Crystallographic data-collection statistics.

X-ray source	NSLS X29 Beamline
Wavelength (Å)	0.9792
Space Group	P21
Cell parameters (Å, °)	a =  109; b = 274.2, c = 114α = 90, β = 113.7, γ = 90
No. of molecules in an asymmetric unit	12
Resolution range (Å)	20–3.0
B-factor Wilson plot (Å2)	70
Mosaicity range (°)	0.6–0.9
Total Reflections	724, 519
Unique Reflections	217, 894
Completeness (%)a, b	89.9 (79.7)
Redundancy	3.0 (2.8)
Mean I/σ (I)	14.0 (2.0)
Rmerge(%)b, c	8.5 (72.8)
SHELXDd: Data used (Å)	20–3.8
Correlation coefficient CC all/weak	45.69/32.02
Combined figure of merit (CFOM)	60.1
PAT figure of merit (FOM)	2.94
Number of Se atoms located	92 out of 108
ADDSOLVE FOMd	0.33
RESOLVE FOM with 12-fold NCSd	0.53

Data completeness treats Bijvoët mates independently.

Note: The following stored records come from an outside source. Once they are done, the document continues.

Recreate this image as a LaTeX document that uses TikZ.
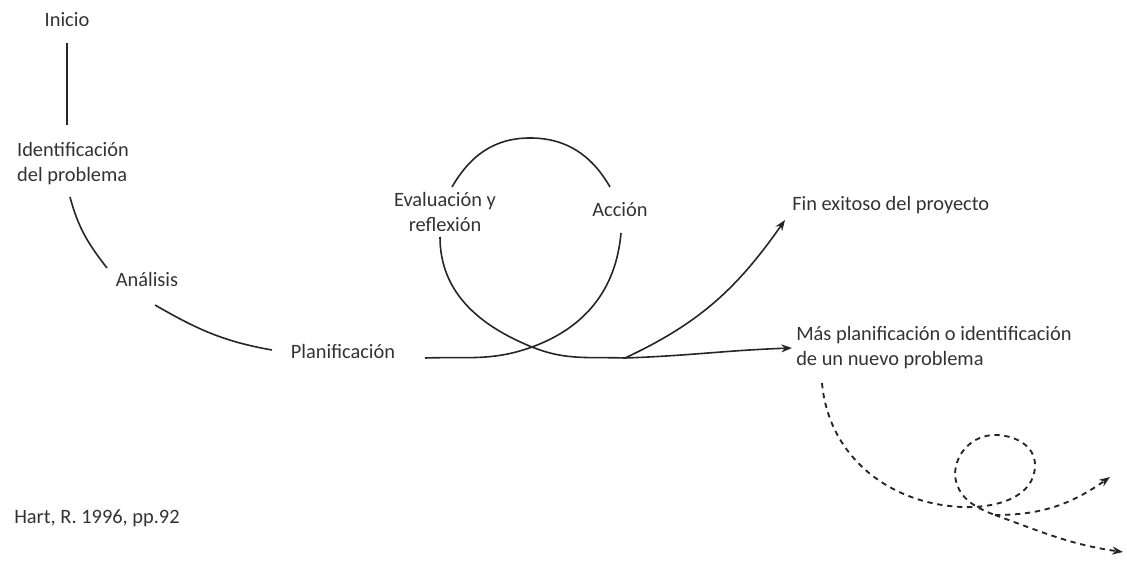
\documentclass[tikz,border=0pt]{standalone}
\usepackage{fontspec}
\setmainfont{Carlito}
\usetikzlibrary{calc}
\usetikzlibrary{positioning, arrows.meta}

\tikzset{
  lbl/.style={inner sep=0.75pt, text=black!80, font=\fontsize{15.3}{18.8}\selectfont},
  curve/.style={line width=1.2pt, draw=black!85},
  dashline/.style={curve, line width=1.4pt, dash pattern=on 4pt off 3.5pt},
  tip/.style={-{Stealth[length=8pt,width=6pt]}},
}

\begin{document}
\begin{tikzpicture}[x=0.75pt,y=0.75pt,yscale=-1,xscale=1]
        \useasboundingbox (0,0) rectangle (1127,560);

        % Text Node
        \node [lbl] (inicio) at (67,20) {Inicio};
        % Text Node
        \node [lbl, align=left] (ident) at (73,164) {Identificación\\del problema};
        % Text Node
        \node [lbl] (analisis) at (147,279) {Análisis};
        % Text Node
        \node [lbl] (plan) at (343,351) {Planificación};
        % Text Node
        \node [lbl, align=center] (eval) at (445,212) {Evaluación y\\reflexión};
        % Text Node
        \node [lbl] (accion) at (620,210) {Acción};
        % Text Node
        \node [lbl, anchor=west] (fin) at (791,205) {Fin exitoso del proyecto};
        % Text Node
        \node [lbl, anchor=west, align=left] (mas) at (795,348) {Más planificación o identificación\\de un nuevo problema};
        % Text Node
        \node [lbl, anchor=west] (hart) at (13,518) {Hart, R. 1996, pp.92};

        %Loop points
        \coordinate (cross) at (532,347);
        \coordinate (top) at (530,138);
        \coordinate (split) at (625,358);
        \coordinate (dcross) at (963,507);
        \coordinate (dtop) at (995,435);
        \coordinate (dsplit) at (995,515);

        %Straight Lines
        \draw [curve] ($(inicio)+(0,23)$) -- ($(ident)+(-6,-39)$);
        %Curve Lines (angles measured downwards, yscale=-1)
        \draw [curve] ($(ident)+(-3,33)$) to[out=75,in=-128] ($(analisis)+(-40,-11)$);
        \draw [curve] ($(analisis)+(8,26)$) to[out=30,in=-170] ($(plan)+(-71,-1)$);

        %Solid loop
        \draw [curve] ($(plan)+(82,7)$) to[out=-2,in=160] (cross) to[out=-20,in=95] ($(accion)+(1,23)$);
        \draw [curve] ($(accion)+(-10,-23)$) to[out=-120,in=0] (top) to[out=180,in=-60] ($(eval)+(7,-25)$);
        \draw [curve] ($(eval)+(-5,25)$) to[out=90,in=-158] (cross) to[out=22,in=-178] (split);
        \draw [curve, tip] (split) to[out=-25,in=125] ($(fin.west)+(-6,15)$);
        \draw [curve, tip] (split) to[out=-2,in=-182] ($(mas.west)+(-3,0)$);

        %Dashed loop
        \draw [dashline] ($(mas.west)+(27,35)$) to[out=85,in=-178] (dcross) to[out=2,in=90] (1035,465)
            to[out=-90,in=0] (dtop) to[out=180,in=-90] (955,475) to[out=85,in=-160] (dsplit);
        \draw [dashline, tip] (dsplit) to[out=20,in=-172] (1123,552);
        \draw [dashline, tip] (dsplit) to[out=0,in=145] (1110,477);

    \end{tikzpicture}
\end{document}
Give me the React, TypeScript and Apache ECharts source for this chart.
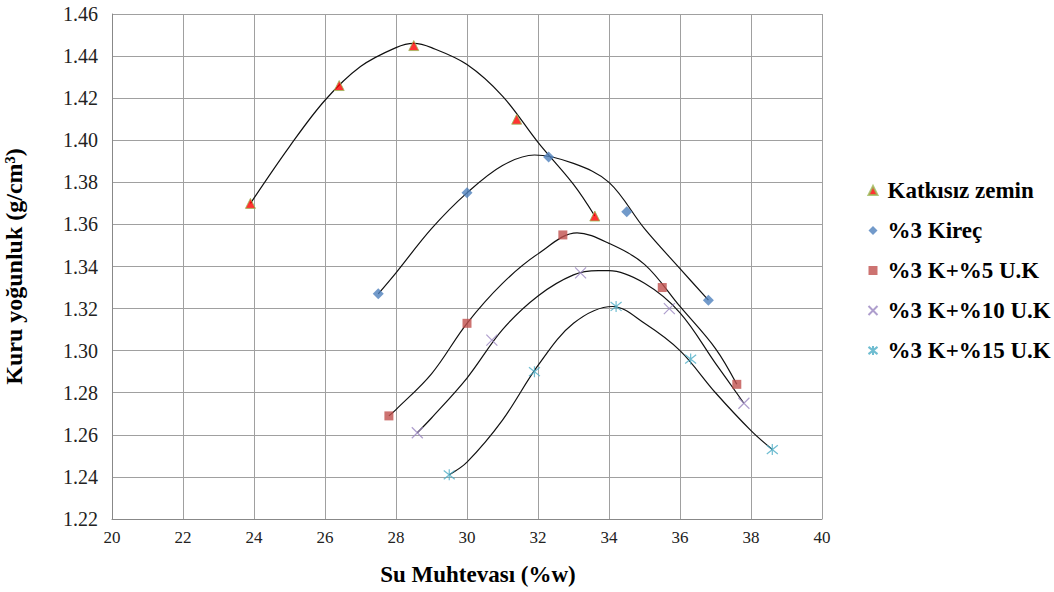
import React, { useEffect, useRef } from "react";
import * as echarts from "echarts";

// Measured points [water content %, dry density g/cm3]
const katkisiz = [[23.9, 1.370], [26.4, 1.426], [28.5, 1.445], [31.4, 1.410], [33.6, 1.364]];
const kirec = [[27.5, 1.327], [30.0, 1.375], [32.3, 1.392], [34.5, 1.366], [36.8, 1.324]];
const uk5 = [[27.8, 1.269], [30.0, 1.313], [32.7, 1.355], [35.5, 1.330], [37.6, 1.284]];
const uk10 = [[28.6, 1.261], [30.7, 1.305], [33.2, 1.337], [35.7, 1.320], [37.8, 1.275]];
const uk15 = [[29.5, 1.241], [31.9, 1.290], [34.2, 1.321], [36.3, 1.296], [38.6, 1.253]];

// Trend curves
const katkisizTrend = [[23.9, 1.370], [25.0, 1.397], [26.0, 1.419], [27.0, 1.435], [28.0, 1.444], [28.5, 1.446], [29.0, 1.444], [30.0, 1.436], [31.0, 1.421], [32.0, 1.399], [33.0, 1.379], [33.6, 1.364]];
const kirecTrend = [[27.5, 1.327], [28.0, 1.337], [29.0, 1.358], [30.0, 1.375], [31.0, 1.388], [31.9, 1.393], [33.0, 1.389], [34.0, 1.380], [35.0, 1.358], [36.0, 1.339], [36.8, 1.324]];
const uk5Trend = [[27.8, 1.269], [28.0, 1.272], [29.0, 1.289], [30.0, 1.313], [31.0, 1.332], [32.0, 1.346], [33.1, 1.356], [34.0, 1.351], [35.0, 1.341], [36.0, 1.321], [37.0, 1.301], [37.6, 1.284]];
const uk10Trend = [[28.6, 1.261], [29.0, 1.268], [30.0, 1.287], [31.0, 1.310], [32.0, 1.326], [33.0, 1.336], [33.7, 1.338], [34.0, 1.338], [35.0, 1.332], [36.0, 1.318], [37.0, 1.294], [37.8, 1.275]];
const uk15Trend = [[29.5, 1.241], [30.0, 1.247], [31.0, 1.267], [32.0, 1.293], [33.0, 1.313], [34.1, 1.321], [35.0, 1.313], [36.0, 1.300], [37.0, 1.280], [38.0, 1.262], [38.6, 1.253]];

const seriesNames = ["Katkısız zemin", "%3 Kireç", "%3 K+%5 U.K", "%3 K+%10 U.K", "%3 K+%15 U.K"];
const xTitle = "Su Muhtevası (%w)";
const yTitle = "Kuru yoğunluk (g/cm³)";

const SERIF = "'Liberation Serif', 'Times New Roman', serif";

export default function App() {
  const ref = useRef<HTMLDivElement>(null);
  useEffect(() => {
    if (!ref.current) return;
    const chart = echarts.init(ref.current, undefined, { renderer: "svg" });
    const trend = (data: number[][]) => ({
      type: "line",
      data,
      smooth: 0.35,
      showSymbol: false,
      symbol: "none",
      silent: true,
      lineStyle: { color: "#111", width: 1.2 },
      z: 2,
    });
    const scatterBase = { type: "scatter", z: 5 };
    chart.setOption({
      animation: false,
      backgroundColor: "#fff",
      grid: { left: 112, top: 14, width: 710, height: 505, containLabel: false, outerBoundsMode: "none" },
      legend: {
        data: seriesNames,
        orient: "vertical",
        left: 866,
        top: 178,
        padding: 0,
        itemGap: 15,
        itemWidth: 9,
        itemHeight: 9,
        textStyle: { fontFamily: SERIF, fontWeight: "bold", fontSize: 23, color: "#000", lineHeight: 25, padding: [0, 0, 0, 5] },
        selectedMode: false,
      },
      xAxis: {
        type: "value",
        min: 20,
        max: 40,
        interval: 2,
        name: xTitle,
        nameLocation: "middle",
        nameGap: 44,
        nameTextStyle: { fontFamily: SERIF, fontWeight: "bold", fontSize: 23, color: "#000", padding: [0, 0, 0, 22] },
        axisLine: { show: true, lineStyle: { color: "#888", width: 1 } },
        axisTick: { show: false },
        axisLabel: { fontFamily: SERIF, fontSize: 17, color: "#222", margin: 10 },
        splitLine: { show: true, lineStyle: { color: "#a0a0a0", width: 1 } },
      },
      yAxis: {
        type: "value",
        min: 1.22,
        max: 1.46,
        interval: 0.02,
        name: yTitle,
        nameLocation: "middle",
        nameGap: 86,
        nameTextStyle: { fontFamily: SERIF, fontWeight: "bold", fontSize: 24, color: "#000" },
        axisLine: { show: true, lineStyle: { color: "#888", width: 1 } },
        axisTick: { show: false },
        axisLabel: { fontFamily: SERIF, fontSize: 20, color: "#222", margin: 14, formatter: (v: number) => v.toFixed(2) },
        splitLine: { show: true, lineStyle: { color: "#a0a0a0", width: 1 } },
      },
      series: [
        trend(katkisizTrend),
        trend(kirecTrend),
        trend(uk5Trend),
        trend(uk10Trend),
        trend(uk15Trend),
        {
          ...scatterBase,
          name: seriesNames[0],
          data: katkisiz,
          symbol: "triangle",
          symbolSize: 10,
          itemStyle: { color: "#ff0000", borderColor: "#9bbb59", borderWidth: 1 },
        },
        {
          ...scatterBase,
          name: seriesNames[1],
          data: kirec,
          symbol: "diamond",
          symbolSize: 11,
          itemStyle: { color: "#4f81bd" },
        },
        {
          ...scatterBase,
          name: seriesNames[2],
          data: uk5,
          symbol: "rect",
          symbolSize: 9,
          itemStyle: { color: "#c0504d" },
        },
        {
          ...scatterBase,
          name: seriesNames[3],
          data: uk10,
          symbol: "path://M0,0L10,10M10,0L0,10",
          symbolSize: 11,
          itemStyle: { color: "none", borderColor: "#9a86c0", borderWidth: 1.2 },
        },
        {
          ...scatterBase,
          name: seriesNames[4],
          data: uk15,
          symbol: "path://M0,1L10,9M10,1L0,9M5,0L5,10",
          symbolSize: 11,
          itemStyle: { color: "none", borderColor: "#4bacc6", borderWidth: 1.2 },
        },
      ],
    });
    return () => chart.dispose();
  }, []);
  return <div ref={ref} style={{ position: "fixed", left: 0, top: 0, width: 1054, height: 592 }} />;
}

Statistics for the highest resolution bin (1.9–1.93 Å) are given in parentheses.

Rmerge = ∑ ∑ | I(hkl) | − < I(hkl) >|/∑ ∑ < I(hkl) >.

Substructure determination parameters are from SHELXD, ADDSOLVE and RESOLVE.

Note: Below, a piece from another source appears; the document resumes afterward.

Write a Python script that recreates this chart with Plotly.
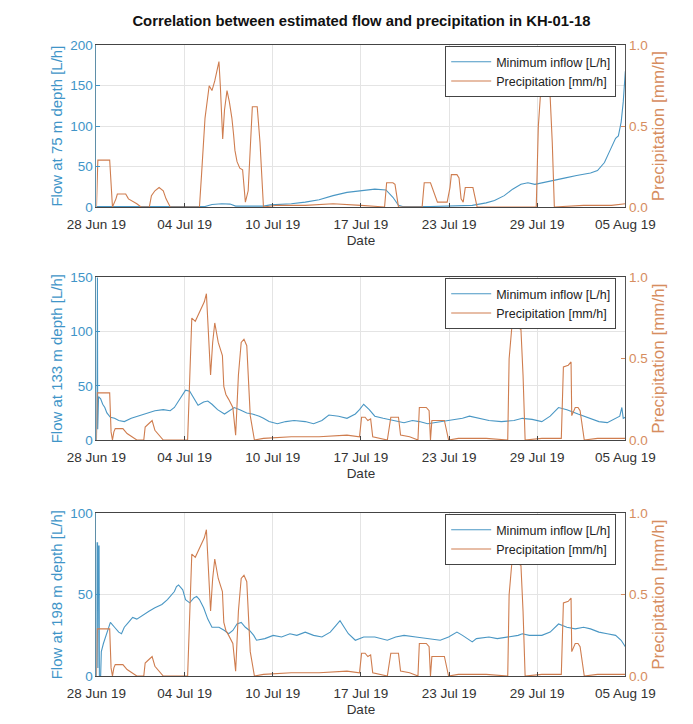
import numpy as np
import pandas as pd
import plotly.graph_objects as go

# ---------------- data (day offset from 28 Jun 2019 00:00, value) ----------------
flow_75m = [(0,0.5),(7.8,0.5),(8.3,3),(9.0,4),(9.6,3.5),(10.0,1),(12.0,1),(12.5,2.5),(14,4),(15,6),(16,9),
            (17,14),(18,18),(19,20),(20,22),(20.8,21),(21.3,12),(21.7,2),(22,0.5),(24,0.5),(26.3,1),(27,2),
            (28,5),(28.6,8),(29.3,14),(29.9,22),(30.5,28),(31.0,30),(31.5,28),(32,30),(32.8,33),(33.7,36),
            (34.5,39),(35.5,42),(36.0,45),(36.5,55),(36.9,70),(37.3,85),(37.5,88),(37.7,105),(37.85,130),(38,168)]

flow_133m = [(0,0),(0.02,160),(0.07,160),(0.09,10),(0.15,40),(0.3,38),(0.45,33),(0.6,30),(0.75,25),(1.0,21),
             (1.3,20),(1.6,18),(2.0,17),(2.5,20),(3.0,22),(3.6,25),(4.2,27),(4.8,28),(5.3,27),(5.6,30),(6.1,40),
             (6.4,46),(6.7,45),(7.0,38),(7.3,32),(7.7,35),(8.0,36),(8.3,33),(8.7,28),(9.2,24),(9.6,27),(9.9,30),
             (10.3,28),(10.8,25),(11.2,24),(11.7,22),(12.0,20),(12.4,17),(13.0,15),(13.6,17),(14.2,18),(15.0,17),
             (15.6,15),(16.2,18),(16.7,23),(17.4,22),(18.0,20),(18.6,24),(18.9,28),(19.2,33),(19.6,28),(20.0,22),
             (20.6,20),(21.3,18),(22.1,16),(22.7,18),(23.2,17),(23.8,15),(24.7,17),(25.6,19),(26.3,20),(26.8,22),
             (27.4,20),(28.2,18),(29.1,17),(30.0,18),(30.6,20),(31.3,19),(32.0,17),(32.6,22),(33.2,30),(33.8,28),
             (34.6,24),(35.5,20),(36.1,17),(36.7,16),(37.3,20),(37.6,22),(37.75,30),(37.85,20),(38,21)]

flow_198m = [(0,0),(0.02,82),(0.08,82),(0.1,5),(0.13,80),(0.19,80),(0.21,0),(0.3,0),(0.35,15),(0.5,20),(0.7,25),
             (1.0,33),(1.3,30),(1.6,27),(1.8,26),(2.0,30),(2.3,33),(2.6,36),(2.9,35),(3.4,38),(3.8,40),(4.2,42),
             (4.7,44),(5.1,47),(5.6,52),(5.75,55),(5.9,56),(6.2,53),(6.4,47),(6.7,45),(7.0,48),(7.2,49),(7.4,47),
             (7.7,42),(8.0,35),(8.3,30),(8.8,30),(9.2,28),(9.5,26),(9.8,28),(10.1,32),(10.4,33),(10.7,30),(11.0,28),
             (11.3,25),(11.5,22),(12.1,23),(12.7,25),(13.3,24),(13.9,26),(14.4,25),(15.0,27),(15.6,25),(16.2,24),
             (16.8,27),(17.2,31),(17.5,34),(17.8,30),(18.1,26),(18.6,22),(19.2,24),(20.0,24),(20.9,22),(21.5,24),
             (22.1,25),(22.95,24),(23.8,23),(24.7,22),(25.3,24),(25.9,27),(26.3,25),(26.7,23),(27.0,21),(27.3,23),
             (28.2,24),(28.8,23),(29.7,24),(30.3,25),(30.6,26),(31.1,25),(32.0,25),(32.6,27),(33.2,32),(33.8,30),
             (34.4,29),(35.0,30),(35.5,29),(36.1,27),(36.7,26),(37.3,25),(37.7,22),(38,18)]

precip_top = [(0,0),(0.05,0.29),(0.1,0.29),(0.95,0.29),(1.05,0.1),(1.15,0.0),(1.4,0.05),(1.5,0.08),(2.1,0.08),
              (2.3,0.05),(2.9,0.02),(3.2,0.0),(3.8,0.0),(3.95,0.07),(4.2,0.1),(4.5,0.12),(4.8,0.1),(5.0,0.05),
              (5.3,0.0),(7.4,0.0),(7.55,0.2),(7.8,0.55),(8.1,0.75),(8.3,0.72),(8.5,0.78),(8.65,0.85),(8.8,0.9),
              (8.9,0.75),(9.07,0.42),(9.2,0.6),(9.38,0.72),(9.55,0.65),(9.73,0.55),(9.85,0.45),(9.95,0.35),
              (10.1,0.28),(10.3,0.24),(10.5,0.23),(10.6,0.15),(10.7,0.03),(10.9,0.1),(11.2,0.62),(11.55,0.62),
              (11.75,0.4),(12.0,0.0),(13,0.01),(15,0.01),(17,0.02),(19,0.01),(20.7,0.0),(20.85,0.15),(21.3,0.15),
              (21.45,0.14),(21.6,0.05),(21.7,0.0),(23.4,0.0),(23.55,0.15),(24.0,0.15),(24.2,0.1),(24.5,0.03),
              (25.2,0.03),(25.4,0.12),(25.5,0.2),(25.9,0.2),(26.05,0.18),(26.2,0.05),(26.35,0.03),(26.5,0.12),
              (27.05,0.12),(27.2,0.05),(27.35,0.0),(31.6,0.0),(31.75,0.5),(31.9,0.69),(32.3,0.7),(32.6,0.68),
              (32.75,0.4),(32.9,0.0),(35,0.01),(37,0.01),(38,0.02)]

precip_low = [(0,0),(0.05,0.29),(0.95,0.29),(1.05,0.05),(1.15,0.0),(1.25,0.05),(1.35,0.07),(1.9,0.07),(2.2,0.04),
              (2.6,0.02),(2.9,0.0),(3.4,0.0),(3.5,0.08),(3.75,0.1),(4.0,0.12),(4.2,0.06),(4.5,0.03),(4.8,0.0),
              (6.55,0.0),(6.65,0.3),(6.85,0.75),(7.1,0.73),(7.5,0.8),(7.75,0.85),(7.9,0.9),(8.0,0.7),(8.2,0.4),
              (8.35,0.6),(8.5,0.72),(8.75,0.6),(9.05,0.52),(9.15,0.33),(9.3,0.28),(9.5,0.25),(9.8,0.2),(10.0,0.03),
              (10.2,0.4),(10.4,0.6),(10.6,0.62),(10.8,0.58),(11.05,0.15),(11.35,0.0),(12,0.01),(14,0.02),(16,0.02),
              (18,0.03),(18.9,0.02),(19.05,0.14),(19.3,0.14),(19.5,0.12),(19.7,0.13),(19.85,0.02),(20.9,0.0),
              (21.15,0.14),(21.7,0.14),(21.85,0.03),(22.5,0.02),(23.1,0.0),(23.2,0.2),(23.7,0.2),(23.9,0.18),
              (24.0,0.0),(24.1,0.12),(25.0,0.12),(25.3,0.0),(26,0.01),(28,0.01),(29.55,0.0),(29.65,0.5),
              (29.85,0.7),(30.2,0.7),(30.5,0.68),(30.65,0.4),(30.8,0.0),(32,0.01),(33.4,0.01),(33.5,0.3),
              (33.55,0.45),(33.9,0.46),(34.1,0.48),(34.15,0.15),(34.4,0.2),(34.6,0.2),(34.75,0.18),(35.05,0.0),
              (36,0.01),(38,0.01)]

tick_labels = ['28 Jun 19', '04 Jul 19', '10 Jul 19', '17 Jul 19', '23 Jul 19', '29 Jul 19', '05 Aug 19']
depths = ['75', '133', '198']
flow_max = [200, 150, 100]
flow_ticks = [[0, 50, 100, 150, 200], [0, 50, 100, 150], [0, 50, 100]]

# ---------------- styling ----------------
BASE = pd.Timestamp('2019-06-28')
END = pd.Timestamp('2019-08-05')
BLUE_LINE = '#4a97c4'
ORANGE_LINE = '#cf7d4f'
BLUE_TXT = '#4095c8'
ORANGE_TXT = '#d68d60'
FONT = 'Liberation Sans, Arial, sans-serif'
W, H = 693, 724
x0, x1 = 64, 643
panels_px = [(31, 196), (268, 434), (509, 675)]


def to_xy(pairs):
    d = np.array([p[0] for p in pairs], dtype=float)
    v = np.array([p[1] for p in pairs], dtype=float)
    return BASE + pd.to_timedelta(d, unit='D'), v


tickvals = [BASE + (END - BASE) * i / 6 for i in range(7)]

fig = go.Figure()
flows = [flow_75m, flow_133m, flow_198m]
precs = [precip_top, precip_low, precip_low]

layout = dict(width=W, height=H, autosize=False, margin=dict(l=0, r=0, t=0, b=0),
              plot_bgcolor='white', paper_bgcolor='white', font=dict(family=FONT, color='#333'),
              showlegend=True)

for i in range(3):
    k = i + 1
    xa = 'x' if k == 1 else f'x{k}'
    yl = 'y' if k == 1 else f'y{2*k-1}'
    yr = f'y{2*k}'
    lg = 'legend' if k == 1 else f'legend{k}'
    fx, fv = to_xy(flows[i])
    px_, pv = to_xy(precs[i])
    fig.add_trace(go.Scatter(x=fx, y=fv, mode='lines', name='Minimum inflow [L/h]',
                             line=dict(color=BLUE_LINE, width=1.1), xaxis=xa, yaxis=yl, legend=lg))
    fig.add_trace(go.Scatter(x=px_, y=pv, mode='lines', name='Precipitation [mm/h]',
                             line=dict(color=ORANGE_LINE, width=1.1), xaxis=xa, yaxis=yr, legend=lg))

    top, bot = panels_px[i]
    dom_y = [1 - bot / H, 1 - top / H]
    xkey = 'xaxis' if k == 1 else f'xaxis{k}'
    ylkey = 'yaxis' if k == 1 else f'yaxis{2*k-1}'
    yrkey = f'yaxis{2*k}'
    layout[xkey] = dict(domain=[x0 / W, x1 / W], anchor=yl, type='date', range=[BASE, END],
                        tickvals=tickvals, ticktext=tick_labels, ticks='inside', ticklen=4,
                        tickcolor='#444', showline=True, linecolor='#444', linewidth=1, mirror=True,
                        showgrid=True, gridcolor='#e4e4e4', gridwidth=1, zeroline=False,
                        ticklabelstandoff=5,
                        tickfont=dict(size=13.5, color='#333'),
                        title=dict(text='Date', font=dict(size=13.5, color='#333'), standoff=4))
    layout[ylkey] = dict(domain=dom_y, anchor=xa, range=[0, flow_max[i]], tickvals=flow_ticks[i],
                         ticks='inside', ticklen=4, tickcolor=BLUE_TXT, showline=True, linecolor='#5f8fa8',
                         linewidth=1, showgrid=True, gridcolor='#e4e4e4', zeroline=False,
                         tickfont=dict(size=13.5, color=BLUE_TXT),
                         title=dict(text=f'Flow at {depths[i]} m depth [L/h]',
                                    font=dict(size=15, color=BLUE_TXT), standoff=3))
    layout[yrkey] = dict(overlaying=yl, side='right', anchor=xa, range=[0, 1], tickvals=[0, 0.5, 1.0],
                         tickformat='.1f', ticks='inside', ticklen=4, tickcolor=ORANGE_TXT,
                         showline=True, linecolor='#555', linewidth=1, showgrid=False, zeroline=False,
                         tickfont=dict(size=13.5, color=ORANGE_TXT),
                         title=dict(text='Precipitation [mm/h]', font=dict(size=17, color=ORANGE_TXT),
                                    standoff=5))
    layout[lg] = dict(x=(x1 - 10) / W, xanchor='right', y=dom_y[1] - 0.001, yanchor='top',
                      bgcolor='white', bordercolor='#444', borderwidth=1,
                      font=dict(size=12.5, color='#222'), tracegroupgap=0, itemwidth=40)

layout['title'] = dict(text='<b>Correlation between estimated flow and precipitation in KH-01-18</b>',
                       x=0.51, xanchor='center', y=1 - 13 / H, yanchor='middle',
                       font=dict(size=14.8, color='#111'))

fig.update_layout(**layout)
fig.write_html('out.html')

Structure determination and refinement

The crystals belong to the monoclinic space group P21 with unit cell parameters a = 109 Å, b = 274.2 Å, c = 114 Å, β = 113.7°. The calculation of the Matthew's coefficient based on the molecular weight of 48,030 Da results in a VM of 2.7 Å3 Da−1 and a solvent content of 54%, which corresponds to the presence of twelve molecules in the asymmetric unit [48]. The anomalous differences for the peak data were used to successfully locate 87 out of 108 selenium anomalous scatterers with the structure solving package SHELXD [49]. The correlation coefficient, CC, was all/weak: 45.69/32.02 and Patterson figure of merit, PATFOM: 2.94. The selenium sites were refined along with additional 5 selenium sites identified and initial phases were calculated to overall figure of merit of 0.33 with the program ADDSOLVE [50]. Further, phases were improved to a figure of merit of 0.53 using solvent flattening and twelve-fold non-crystallographic symmetric averaging (NCS) in RESOLVE [51] which yielded a partial model. The electron density map was further improved by using single wavelength (Se peak) data as the starting point in the MRSAD anomalous dispersion protocol of the auto-rickshaw software pipeline which improved the model substantially [52]. Several rounds of manual model building with Coot [53] and refinement with the program REFMAC5 [54], [55] were carried out. The final model (R = 0.207, Rfree = 0.273) contains 5352 residues from 12 molecules in asymmetric unit (446aa × 12mols) along with six lysine and seven aspartate molecules. The model quality was monitored using PROCHECK [56]. The coordinates and structure factors were deposited in the RCSB Protein Data Bank under accession code 3TVI. Table 1, Table 2 details our data collection and refinement statistics. Structural presentation was generated using the program PyMol. The solvent-accessible surface of monomers, dimer and tetramers as well as their interacting interface was analyzed by PISA server [57]. Protein domain motions were analyzed by using the DynDom server [58].

Table 2

Refinement and ramachandran plot statistics.

Resolution range (Å)	20–3
Reflections used for refinement (all)	104, 822
Reflections used for Rfree	5511
Rcryst(%)a	20.6
Rfree (%)	27.3
r.m.s.d. bond lengths (Å)	0.006
r.m.s.d. bond angles (°)	1.057
Favored region (%)	86 (3964)
Additional allowed region (% and number of residues)	14 (645)
Generously allowed regions (% and number of residues)	0.0
Outliers (%)	0.0

Rcryst = ∑ || Fo(hkl )| − k | Fc(hkl )||/∑ | Fo(hkl )|, where Fo and Fc are observed and calculated structure factors.